Pill’s arrival also follows a year of coaching turnover in Colorado. The Rockies began the season with Hensley Meulens as their hitting coach, but he was replaced in April by former manager Clint Hurdle, who had been serving in a special advisor role. When Bud Black was removed as manager in May, Schaeffer stepped in as interim manager, Hurdle slid over to bench coach, and the hitting coach duties were split between Triple-A coach Jordan Pacheco and Minor League hitting coordinator Nic Wilson.
Now, with Schaeffer officially at the helm, the Rockies are trying to stabilize the staff. Pill is the first major addition on the hitting side. On the pitching side, the team has already brought in Alon Leichman as pitching coach, Gabe Ribas as assistant pitching coach, Matt Buschmann as bullpen coach (in a newly created role), and Matt Daniels as director of pitching.

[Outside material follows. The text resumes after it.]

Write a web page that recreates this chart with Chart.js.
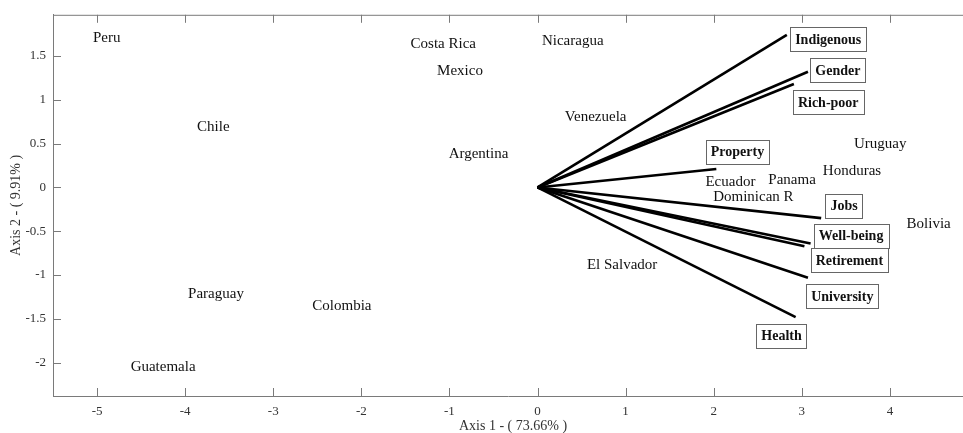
<!DOCTYPE html>
<html>
<head>
<meta charset="utf-8">
<script src="https://cdn.jsdelivr.net/npm/chart.js@4.4.1/dist/chart.umd.min.js"></script>
<style>
  html, body { margin: 0; padding: 0; background: #fff; }
  #wrap { width: 963px; height: 433px; }
</style>
</head>
<body>
<div id="wrap"><canvas id="biplot" width="963" height="433"></canvas></div>
<script>
// countries (scores on axis 1 / axis 2)
const countries = ['Peru', 'Chile', 'Paraguay', 'Guatemala', 'Colombia', 'Costa Rica', 'Mexico',
  'Nicaragua', 'Venezuela', 'Argentina', 'El Salvador', 'Uruguay', 'Honduras', 'Panama',
  'Ecuador', 'Dominican R', 'Bolivia'];
const countryX = [-4.89, -3.68, -3.65, -4.25, -2.22, -1.07, -0.88, 0.40, 0.66, -0.67, 0.96,
  3.89, 3.57, 2.89, 2.19, 2.45, 4.44];
const countryY = [1.70, 0.69, -1.22, -2.05, -1.35, 1.64, 1.33, 1.67, 0.80, 0.38, -0.89,
  0.49, 0.19, 0.08, 0.06, -0.11, -0.42];

// variables (loading vectors)
const variables = ['Indigenous', 'Gender', 'Rich-poor', 'Property', 'Jobs', 'Well-being',
  'Retirement', 'University', 'Health'];
const varX = [2.83, 3.07, 2.91, 2.03, 3.22, 3.10, 3.03, 3.07, 2.93];
const varY = [1.74, 1.32, 1.18, 0.21, -0.35, -0.64, -0.67, -1.03, -1.48];
// where the boxed names sit
const labelX = [3.30, 3.41, 3.30, 2.27, 3.48, 3.56, 3.54, 3.46, 2.77];
const labelY = [1.69, 1.34, 0.97, 0.41, -0.21, -0.55, -0.83, -1.24, -1.69];

const xTicks = [-5, -4, -3, -2, -1, 0, 1, 2, 3, 4];
const yTicks = [-2, -1.5, -1, -0.5, 0, 0.5, 1, 1.5];

const serif = '"Liberation Serif", "Times New Roman", serif';
const axisColor = '#7a7a7a';

const datasets = [{
  label: 'countries',
  data: countries.map((c, i) => ({ x: countryX[i], y: countryY[i] })),
  pointRadius: 0,
  showLine: false
}];
variables.forEach((v, i) => {
  datasets.push({
    label: v,
    data: [{ x: 0, y: 0 }, { x: varX[i], y: varY[i] }],
    showLine: true,
    borderColor: '#000',
    borderWidth: 2.6,
    pointRadius: 0,
    borderCapStyle: 'butt'
  });
});

// inner tick marks, top frame line, labels and axis titles
const biplotDecor = {
  id: 'biplotDecor',
  afterDatasetsDraw(chart) {
    const { ctx, chartArea: a, scales: { x, y } } = chart;
    ctx.save();
    ctx.strokeStyle = axisColor;
    ctx.lineWidth = 1;
    ctx.beginPath();
    ctx.moveTo(a.left, a.top + 0.5);
    ctx.lineTo(a.right, a.top + 0.5);
    xTicks.forEach(t => {
      const px = Math.round(x.getPixelForValue(t)) + 0.5;
      ctx.moveTo(px, a.bottom); ctx.lineTo(px, a.bottom - 8);
      ctx.moveTo(px, a.top); ctx.lineTo(px, a.top + 8);
    });
    yTicks.forEach(t => {
      const py = Math.round(y.getPixelForValue(t)) + 0.5;
      ctx.moveTo(a.left, py); ctx.lineTo(a.left + 8, py);
    });
    ctx.stroke();

    // country names
    ctx.fillStyle = '#111';
    ctx.font = '15px ' + serif;
    ctx.textAlign = 'center';
    ctx.textBaseline = 'middle';
    const meta = chart.getDatasetMeta(0);
    meta.data.forEach((pt, i) => {
      ctx.fillText(countries[i], pt.x, pt.y);
    });

    // boxed variable names
    ctx.font = 'bold 14px ' + serif;
    variables.forEach((v, i) => {
      const cx = x.getPixelForValue(labelX[i]);
      const cy = y.getPixelForValue(labelY[i]);
      const w = ctx.measureText(v).width + 10;
      const h = 24;
      ctx.fillStyle = '#fff';
      ctx.fillRect(cx - w / 2, cy - h / 2, w, h);
      ctx.strokeStyle = '#666';
      ctx.lineWidth = 1;
      ctx.strokeRect(Math.round(cx - w / 2) + 0.5, Math.round(cy - h / 2) + 0.5, Math.round(w), h);
      ctx.fillStyle = '#111';
      ctx.fillText(v, cx, cy + 1);
    });

    // axis titles
    ctx.font = '14px ' + serif;
    ctx.fillStyle = '#333';
    ctx.fillText('Axis 1 - ( 73.66% )', (a.left + a.right) / 2 + 5, a.bottom + 30);
    ctx.translate(16, (a.top + a.bottom) / 2);
    ctx.rotate(-Math.PI / 2);
    ctx.fillText('Axis 2 - ( 9.91% )', 0, 0);
    ctx.restore();
  }
};

new Chart(document.getElementById('biplot'), {
  type: 'scatter',
  data: { datasets },
  options: {
    responsive: false,
    animation: false,
    layout: { padding: { top: 14, left: 0, right: 0, bottom: 0 } },
    plugins: { legend: { display: false }, tooltip: { enabled: false } },
    scales: {
      x: {
        type: 'linear',
        min: -5.5,
        max: 4.83,
        grid: { display: false, drawTicks: false },
        border: { display: true, color: axisColor, width: 1 },
        ticks: {
          stepSize: 1,
          includeBounds: false,
          autoSkip: false,
          padding: 8,
          color: '#333',
          font: { family: serif, size: 13 },
          callback: v => String(v)
        },
        afterFit(scale) { scale.height = 37; }
      },
      y: {
        type: 'linear',
        min: -2.38,
        max: 1.97,
        grid: { display: false, drawTicks: false },
        border: { display: true, color: axisColor, width: 1 },
        ticks: {
          stepSize: 0.5,
          includeBounds: false,
          autoSkip: false,
          padding: 7,
          color: '#333',
          font: { family: serif, size: 13 },
          callback: v => String(v)
        },
        afterFit(scale) { scale.width = 53; }
      }
    }
  },
  plugins: [biplotDecor]
});
</script>
</body>
</html>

Pill’s baseball roots run deep. He grew up in San Dimas, California, in a baseball family.
His father, Michael, pitched in the Pirates’ system during the 1970s. His brother, Tyler, made a handful of appearances for the Mets in 2017.
Brett played three seasons with the Giants from 2011 to 2013, slashing .233/.279/.404 over 111 games and contributing to San Francisco’s 2012 World Series run. After that, he spent three years with the Kia Tigers in Korea, then transitioned into scouting and coaching.
Last season, Pill even spent time in the Dodgers’ dugout while hitting coach Aaron Bates was on a health-related leave. That stint gave him a taste of big-league coaching and a chance to work under Josh Byrnes - who, in a twist of fate, is now the Rockies’ general manager.
So what’s next for the Rockies’ offense under Pill? Realistically, this isn’t going to be a Braves 2021 or Blue Jays 2025 situation - two recent examples of teams that went from offensive underperformers to World Series contenders in a short span. Colorado’s roster is young, and outside of a few veteran additions, that’s not likely to change overnight.
But that doesn’t mean improvement is out of reach.
“It’s a little bit of both,” said Rockies president of baseball operations Paul DePodesta at the Winter Meetings, when asked about the balance between individual development and team-wide offensive philosophy. “Some of it certainly is the individual. We’re trying to look at different parts of their makeup and say, ‘How do we improve this part of their game?’”
“At the same time,” DePodesta added, “there absolutely is a team aspect to it - being willing to pass the baton to the next hitter if you don’t get the pitches you think you can drive. Toronto is a great example of it.
When you watched them in October, it was very much a team offensive approach. Those guys trusted in the other players in the lineup.
No one tried to do too much.”
That’s the kind of culture the Rockies are hoping to build under Pill - one where hitters trust the process, trust each other, and learn to grind out competitive at-bats. It won’t happen overnight. But with a coach who understands both the data and the human side of hitting, Colorado is finally taking a step in the right direction.